When Smalls reaches the area of the inlet he wants to reseed, just as the tide starts to recede, he hops out of the small boat, landing in water that reaches his upper thighs. He has put on shoes by now to protect his feet from the razor sharp edges of oyster shells. He pulls the stakes out of the boat one at a time, using a hammer to drive each one about a foot into the mud.

And that’s all there is to it, he says with a wide grin.

The tops of the stakes aren’t visible under the water, but gradually start to appear as the tide ebbs. They’re placed along the marsh line so they’re barely visible against the marsh grass. He puts about 100 of the stakes, about a foot apart, in one area before moving to the next.

He’ll cover the whole lease during reseeding, but some areas don’t grow oysters as well, so they won’t get as much attention, Chandler explained.

There are also some tree limbs and sand fencing mixed in with the stakes, he said. They put out anything they expect oysters might attach to, but bamboo serves best.

“We did put in a little wood earlier this year, but we’ll see how it holds up,” Chandler said. “The state doesn’t want us to use treated wood, so bamboo lasts a whole lot better than wood.”

Marine worms eat through the bamboo, too, but it takes three or four times longer.

“We used to use pine grade stakes and the worms just destroyed them so fast they didn’t last even a whole season sometimes,” Chandler said. “We’ve done a variety of things to encourage oyster growth but the bamboo stakes are the best thing we’ve done.”

It’s a trick he picked up during a meeting of oystermen at Hobcaw Barony.

“I know the Australians were using bamboo and there’s no telling what the Japanese are doing,” he said. “Some people hang strings from docks and spat will attach to that.
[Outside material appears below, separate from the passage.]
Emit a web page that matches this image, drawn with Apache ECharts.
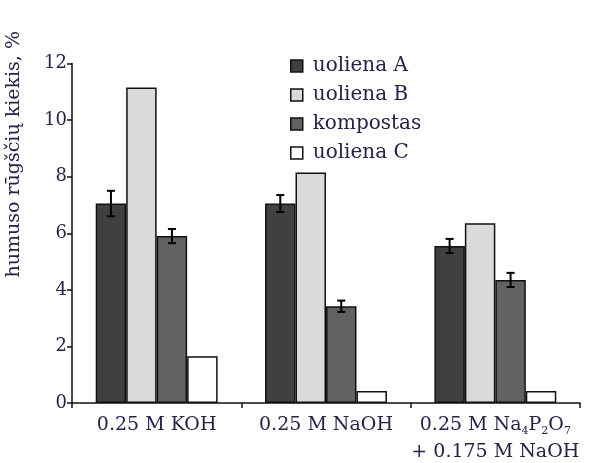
<!DOCTYPE html>
<html><head><meta charset="utf-8">
<script src="https://cdn.jsdelivr.net/npm/echarts@6/dist/echarts.min.js"></script>
<style>html,body{margin:0;padding:0;background:#fff}#c{width:590px;height:463px}</style>
</head><body><div id="c"></div>
<script>
var categories = ['0.25 M KOH', '0.25 M NaOH', '0.25 M Na4P2O7 + 0.175 M NaOH'];
var seriesNames = ['uoliena A', 'uoliena B', 'kompostas', 'uoliena C'];
var valuesA = [7.05, 7.05, 5.55];
var errorsA = [0.45, 0.3, 0.25];
var valuesB = [11.15, 8.15, 6.35];
var valuesK = [5.9, 3.42, 4.35];
var errorsK = [0.25, 0.2, 0.25];
var valuesC = [1.65, 0.42, 0.42];
var yTicks = [0, 2, 4, 6, 8, 10, 12];

var txt = '#24244a';
var font = '"DejaVu Serif", "Liberation Serif", serif';
var colors = ['#404042', '#dadadc', '#626264', '#ffffff'];
var catGap = 0.28;
var nBars = 4;

function errSeries(vals, errs, idx) {
  var data = vals.map(function (v, i) { return [i, v, errs[i]]; });
  return {
    type: 'custom', silent: true, z: 5,
    data: data,
    renderItem: function (params, api) {
      var ci = api.value(0), v = api.value(1), e = api.value(2);
      var bandW = api.size([1, 0])[0];
      var groupW = bandW * (1 - catGap);
      var bw = groupW / nBars;
      var off = -groupW / 2 + bw * (idx + 0.5);
      var top = api.coord([ci, v + e]);
      var bot = api.coord([ci, v - e]);
      var x = top[0] + off;
      var cap = 4;
      var st = { stroke: '#000', lineWidth: 2 };
      return { type: 'group', children: [
        { type: 'line', shape: { x1: x, y1: top[1], x2: x, y2: bot[1] }, style: st },
        { type: 'line', shape: { x1: x - cap, y1: top[1], x2: x + cap, y2: top[1] }, style: st },
        { type: 'line', shape: { x1: x - cap, y1: bot[1], x2: x + cap, y2: bot[1] }, style: st }
      ]};
    }
  };
}

function barSeries(name, vals, color) {
  return {
    name: name, type: 'bar', data: vals, barGap: '0%', barCategoryGap: (catGap * 100) + '%',
    itemStyle: { color: color, borderColor: '#111', borderWidth: 1.5 },
    emphasis: { disabled: true }
  };
}

var chart = echarts.init(document.getElementById('c'), null, { renderer: 'canvas' });
chart.setOption({
  animation: false,
  backgroundColor: '#fff',
  grid: { left: 72, right: 10, top: 63.5, bottom: 60, containLabel: false, outerBoundsMode: 'none' },
  legend: {
    orient: 'vertical', left: 285, top: 51,
    itemWidth: 12, itemHeight: 12, itemGap: 9,
    icon: 'rect',
    data: seriesNames,
    itemStyle: { borderColor: '#111', borderWidth: 1.5 },
    textStyle: { fontFamily: font, fontSize: 20, color: txt, padding: [0, 0, 0, 5] }
  },
  xAxis: {
    type: 'category', data: categories,
    axisLine: { lineStyle: { color: '#111', width: 1.5 } },
    axisTick: { show: true, interval: 0, length: 5, lineStyle: { color: '#111', width: 1.5 } },
    axisLabel: {
      interval: 0, hideOverlap: false,
      margin: 9, color: txt, fontFamily: font, fontSize: 19, lineHeight: 27,
      formatter: function (v) {
        if (v.indexOf('Na4P2O7') >= 0) {
          return '0.25 M Na{s|4}P{s|2}O{s|7}\n+ 0.175 M NaOH';
        }
        return v;
      },
      rich: { s: { fontSize: 11, fontFamily: font, color: txt, verticalAlign: 'middle', padding: [11, 0, 0, 0] } }
    }
  },
  yAxis: {
    type: 'value', min: yTicks[0], max: yTicks[yTicks.length - 1], interval: 2,
    name: 'humuso rūgščių kiekis, %', nameLocation: 'middle', nameGap: 48,
    nameTextStyle: { color: txt, fontFamily: font, fontSize: 19, padding: [0, 0, 0, 158] },
    splitLine: { show: false },
    axisLine: { show: true, lineStyle: { color: '#111', width: 1.5 } },
    axisTick: { show: true, length: 5, lineStyle: { color: '#111', width: 1.5 } },
    axisLabel: { margin: 5, color: txt, fontFamily: font, fontSize: 18 }
  },
  series: [
    barSeries(seriesNames[0], valuesA, colors[0]),
    barSeries(seriesNames[1], valuesB, colors[1]),
    barSeries(seriesNames[2], valuesK, colors[2]),
    barSeries(seriesNames[3], valuesC, colors[3]),
    errSeries(valuesA, errorsA, 0),
    errSeries(valuesK, errorsK, 2)
  ]
});
</script></body></html>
They’ll attach to just about anything that doesn’t get silted over.”

Another benefit to the vertical bamboo stakes is that silt slides down and builds up at the bottom, leaving the top “relatively clean.”

Once spat attach to a surface, it takes about three years for oysters to grow large enough to harvest.
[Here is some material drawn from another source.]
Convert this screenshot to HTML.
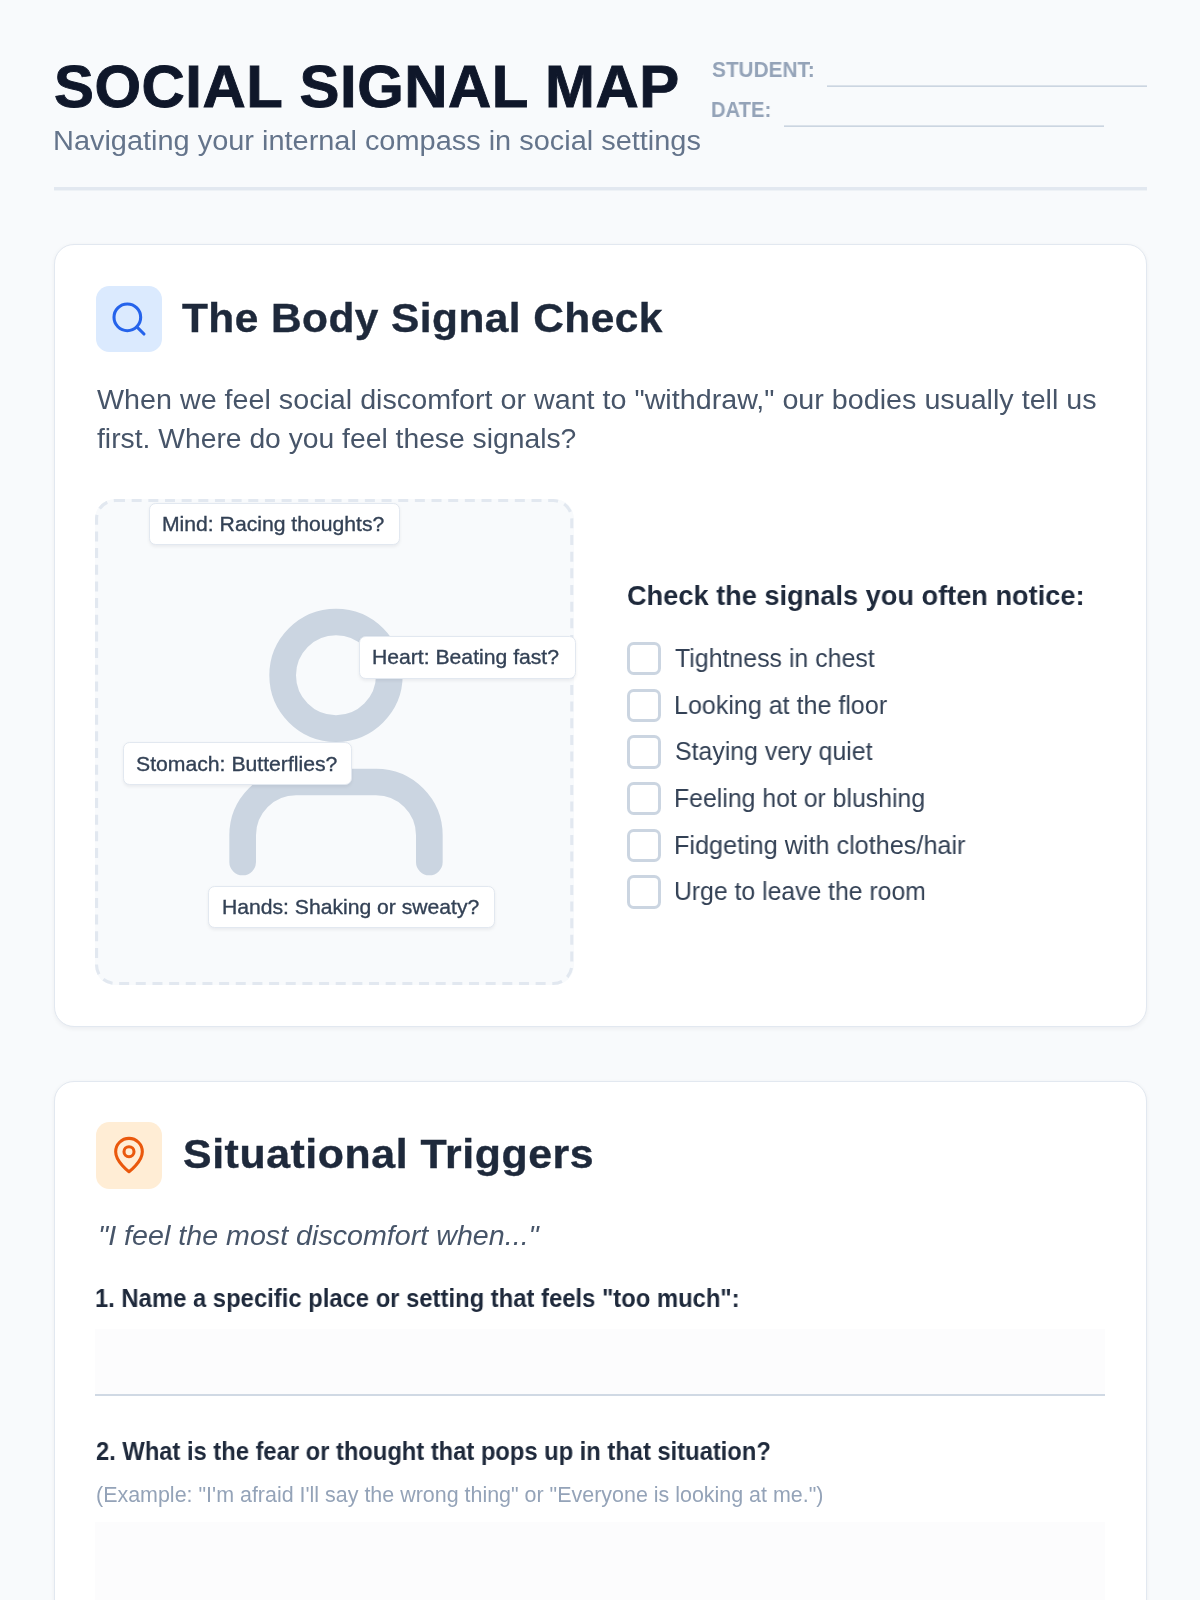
<!DOCTYPE html>
<html lang="en">
<head>
<meta charset="utf-8">
<title>Social Signal Map</title>
<style>
*{margin:0;padding:0;box-sizing:border-box}
html,body{width:1200px;height:1600px;overflow:hidden}
body{background:#f8fafc;font-family:"Liberation Sans",sans-serif;position:relative}
.abs{position:absolute}
.t{position:absolute;white-space:nowrap;will-change:transform;font-family:"Liberation Sans",sans-serif}
.hline{position:absolute;left:54px;top:187px;width:1093px;height:3px;background:#e2e8f0;box-shadow:0 1px 0 rgba(226,232,240,.45)}
.fline{position:absolute;height:2px;width:320px;background:linear-gradient(#dbe2ea 50%,#cbd5e1 50%)}
.card{position:absolute;left:54px;width:1093px;background:#fff;border:1px solid #e2e8f0;border-radius:20px;box-shadow:0 1.67px 4px rgba(15,23,42,.05)}
.ibox{position:absolute;left:95.7px;width:66.5px;height:66.5px;border-radius:13.33px}
.ibox svg{position:absolute;left:13px;top:13.2px;width:40px;height:40px;fill:none;stroke-width:1.85;stroke-linecap:round;stroke-linejoin:round}
.map{position:absolute;left:95.33px;top:499.3px;width:478.33px;height:486px;border-radius:20px;background:#f8fafc}
.lab{position:absolute;background:#fff;border:1.67px solid #e2e8f0;border-radius:6.67px;box-shadow:0 1.67px 3.33px rgba(15,23,42,.06)}
.cb{position:absolute;left:627.4px;width:33.33px;height:33.33px;border:3.33px solid #cbd5e1;border-radius:6.67px;background:#fff}
.wa{position:absolute;left:95.33px;width:1010px;background:#fcfcfd;border-bottom:2px solid #d0d9e4}
</style>
</head>
<body>
<div class="hline"></div>
<div class="fline" style="left:827px;top:85px"></div>
<div class="fline" style="left:784px;top:125px"></div>

<div class="card" style="top:244px;height:783px"></div>
<div class="card" style="top:1081px;height:700px"></div>

<div class="ibox" style="top:285.5px;background:#dbeafe">
  <svg viewBox="0 0 24 24" stroke="#2563eb"><circle cx="11" cy="11" r="8"/><path d="m21 21-4.3-4.3"/></svg>
</div>
<div class="ibox" style="top:1122px;background:#ffedd5">
  <svg viewBox="0 0 24 24" stroke="#ea580c"><path d="M20 10c0 6-8 12-8 12s-8-6-8-12a8 8 0 0 1 16 0Z"/><circle cx="12" cy="10" r="3"/></svg>
</div>

<div class="map"></div>
<svg class="abs" style="left:95.33px;top:499.3px" width="478.33" height="486" viewBox="0 0 478.33 486" fill="none">
  <path d="M20 1.55H458.33A18.45 18.45 0 0 1 476.78 20V466A18.45 18.45 0 0 1 458.33 484.45H20A18.45 18.45 0 0 1 1.55 466V20A18.45 18.45 0 0 1 20 1.55Z" stroke="#e2e8f0" stroke-width="3.1" stroke-dasharray="10 6.66"/>
</svg>
<svg class="abs" style="left:175.8px;top:581.8px" width="320" height="320" viewBox="0 0 24 24" fill="none" stroke="#cbd5e1" stroke-width="2" stroke-linecap="round" stroke-linejoin="round"><path d="M19 21v-2a4 4 0 0 0-4-4H9a4 4 0 0 0-4 4v2"/><circle cx="12" cy="7" r="4"/></svg>

<div class="lab" style="left:149.3px;top:503.2px;width:251px;height:42.3px"></div>
<div class="lab" style="left:359.3px;top:636.3px;width:216.4px;height:42.3px"></div>
<div class="lab" style="left:123.2px;top:742.4px;width:229px;height:42.3px"></div>
<div class="lab" style="left:207.7px;top:885.8px;width:287.4px;height:42.3px"></div>

<div class="cb" style="top:642px"></div>
<div class="cb" style="top:688.7px"></div>
<div class="cb" style="top:735.3px"></div>
<div class="cb" style="top:782px"></div>
<div class="cb" style="top:828.7px"></div>
<div class="cb" style="top:875.3px"></div>

<div class="wa" style="top:1329px;height:67px"></div>
<div class="wa" style="top:1522.4px;height:133px"></div>

<div class="t" id="title" style="left:54.36px;top:51.12px;font-size:59.88px;line-height:71.86px;font-weight:700;color:#0f172a;letter-spacing:0.540px;-webkit-text-stroke:0.9px #0f172a;">SOCIAL SIGNAL MAP</div>
<div class="t" id="sub" style="left:53.04px;top:124.21px;font-size:28.2px;line-height:33.84px;font-weight:400;color:#64748b;letter-spacing:0.000px;transform:scaleX(1.0261);transform-origin:0 0;">Navigating your internal compass in social settings</div>
<div class="t" id="stu" style="left:711.68px;top:56.92px;font-size:21.22px;line-height:25.46px;font-weight:700;color:#94a3b8;letter-spacing:0.000px;transform:scaleX(0.9793);transform-origin:0 0;">STUDENT:</div>
<div class="t" id="dat" style="left:710.74px;top:96.62px;font-size:21.22px;line-height:25.46px;font-weight:700;color:#94a3b8;letter-spacing:0.000px;transform:scaleX(0.9523);transform-origin:0 0;">DATE:</div>
<div class="t" id="h1" style="left:182.30px;top:293.55px;font-size:40.41px;line-height:48.49px;font-weight:700;color:#1e293b;letter-spacing:0.423px;-webkit-text-stroke:0.4px #1e293b;transform:scaleX(1.05);transform-origin:0 0;">The Body Signal Check</div>
<div class="t" id="p1" style="left:97.00px;top:382.86px;font-size:28.2px;line-height:33.84px;font-weight:400;color:#475569;letter-spacing:-0.000px;transform:scaleX(1.018);transform-origin:0 0;">When we feel social discomfort or want to "withdraw," our bodies usually tell us</div>
<div class="t" id="p2" style="left:97.00px;top:421.91px;font-size:28.2px;line-height:33.84px;font-weight:400;color:#475569;letter-spacing:-0.000px;transform:scaleX(1.003);transform-origin:0 0;">first. Where do you feel these signals?</div>
<div class="t" id="l1" style="left:161.65px;top:510.92px;font-size:20.9px;line-height:25.08px;font-weight:400;color:#334155;letter-spacing:0.000px;-webkit-text-stroke:0.35px #334155;transform:scaleX(1.0127);transform-origin:0 0;">Mind: Racing thoughts?</div>
<div class="t" id="l2" style="left:371.95px;top:644.22px;font-size:20.9px;line-height:25.08px;font-weight:400;color:#334155;letter-spacing:-0.000px;-webkit-text-stroke:0.35px #334155;transform:scaleX(1.0128);transform-origin:0 0;">Heart: Beating fast?</div>
<div class="t" id="l3" style="left:135.74px;top:750.52px;font-size:20.9px;line-height:25.08px;font-weight:400;color:#334155;letter-spacing:0.000px;-webkit-text-stroke:0.35px #334155;transform:scaleX(1.0143);transform-origin:0 0;">Stomach: Butterflies?</div>
<div class="t" id="l4" style="left:221.65px;top:894.22px;font-size:20.9px;line-height:25.08px;font-weight:400;color:#334155;letter-spacing:0.000px;-webkit-text-stroke:0.35px #334155;transform:scaleX(1.0116);transform-origin:0 0;">Hands: Shaking or sweaty?</div>
<div class="t" id="ch" style="left:627.15px;top:579.31px;font-size:28.2px;line-height:33.84px;font-weight:700;color:#1e293b;letter-spacing:-0.001px;transform:scaleX(0.9641);transform-origin:0 0;">Check the signals you often notice:</div>
<div class="t" id="c1" style="left:675.21px;top:642.92px;font-size:25.44px;line-height:30.53px;font-weight:400;color:#334155;letter-spacing:0.000px;transform:scaleX(0.9785);transform-origin:0 0;">Tightness in chest</div>
<div class="t" id="c2" style="left:673.64px;top:689.62px;font-size:25.44px;line-height:30.53px;font-weight:400;color:#334155;letter-spacing:0.000px;transform:scaleX(0.9847);transform-origin:0 0;">Looking at the floor</div>
<div class="t" id="c3" style="left:674.82px;top:736.22px;font-size:25.44px;line-height:30.53px;font-weight:400;color:#334155;letter-spacing:0.000px;transform:scaleX(0.9766);transform-origin:0 0;">Staying very quiet</div>
<div class="t" id="c4" style="left:673.66px;top:782.92px;font-size:25.44px;line-height:30.53px;font-weight:400;color:#334155;letter-spacing:-0.000px;transform:scaleX(0.9757);transform-origin:0 0;">Feeling hot or blushing</div>
<div class="t" id="c5" style="left:673.63px;top:829.62px;font-size:25.44px;line-height:30.53px;font-weight:400;color:#334155;letter-spacing:-0.001px;transform:scaleX(0.9911);transform-origin:0 0;">Fidgeting with clothes/hair</div>
<div class="t" id="c6" style="left:674.05px;top:876.22px;font-size:25.44px;line-height:30.53px;font-weight:400;color:#334155;letter-spacing:-0.000px;transform:scaleX(0.9732);transform-origin:0 0;">Urge to leave the room</div>
<div class="t" id="h2" style="left:182.63px;top:1130.05px;font-size:40.41px;line-height:48.49px;font-weight:700;color:#1e293b;letter-spacing:0.534px;-webkit-text-stroke:0.4px #1e293b;transform:scaleX(1.06);transform-origin:0 0;">Situational Triggers</div>
<div class="t" id="qt" style="left:98.36px;top:1219.31px;font-size:28.2px;line-height:33.84px;font-weight:400;font-style:italic;color:#475569;letter-spacing:0.000px;transform:scaleX(1.0165);transform-origin:0 0;">"I feel the most discomfort when..."</div>
<div class="t" id="q1" style="left:95.31px;top:1282.66px;font-size:25.29px;line-height:30.35px;font-weight:700;color:#1e293b;letter-spacing:-0.000px;transform:scaleX(0.9421);transform-origin:0 0;">1. Name a specific place or setting that feels "too much":</div>
<div class="t" id="q2" style="left:95.86px;top:1436.06px;font-size:25.29px;line-height:30.35px;font-weight:700;color:#1e293b;letter-spacing:-0.019px;transform:scaleX(0.94);transform-origin:0 0;">2. What is the fear or thought that pops up in that situation?</div>
<div class="t" id="ex" style="left:95.99px;top:1481.92px;font-size:21.22px;line-height:25.46px;font-weight:400;color:#94a3b8;letter-spacing:0.000px;transform:scaleX(1.0105);transform-origin:0 0;">(Example: "I'm afraid I'll say the wrong thing" or "Everyone is looking at me.")</div>
</body>
</html>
“These have been here about two years,” Chandler says, pulling up a stake that’s top-heavy with clusters of oysters. Ideally the stakes are pulled up and the oysters knocked off at about 12-18 months. Then the oysters are spread out along the bottom to continue their development. But some sections are left alone a bit longer.

“Some stakes fall over because they get so heavy with oysters,” he said.

A blade would normally be used to separate the oysters from the stakes, but without one on hand, he demonstrates using a boat oar to remove the shells.

“They come right off,” he said.

Left to grow in the bed for another year, they’ll make an excellent meal.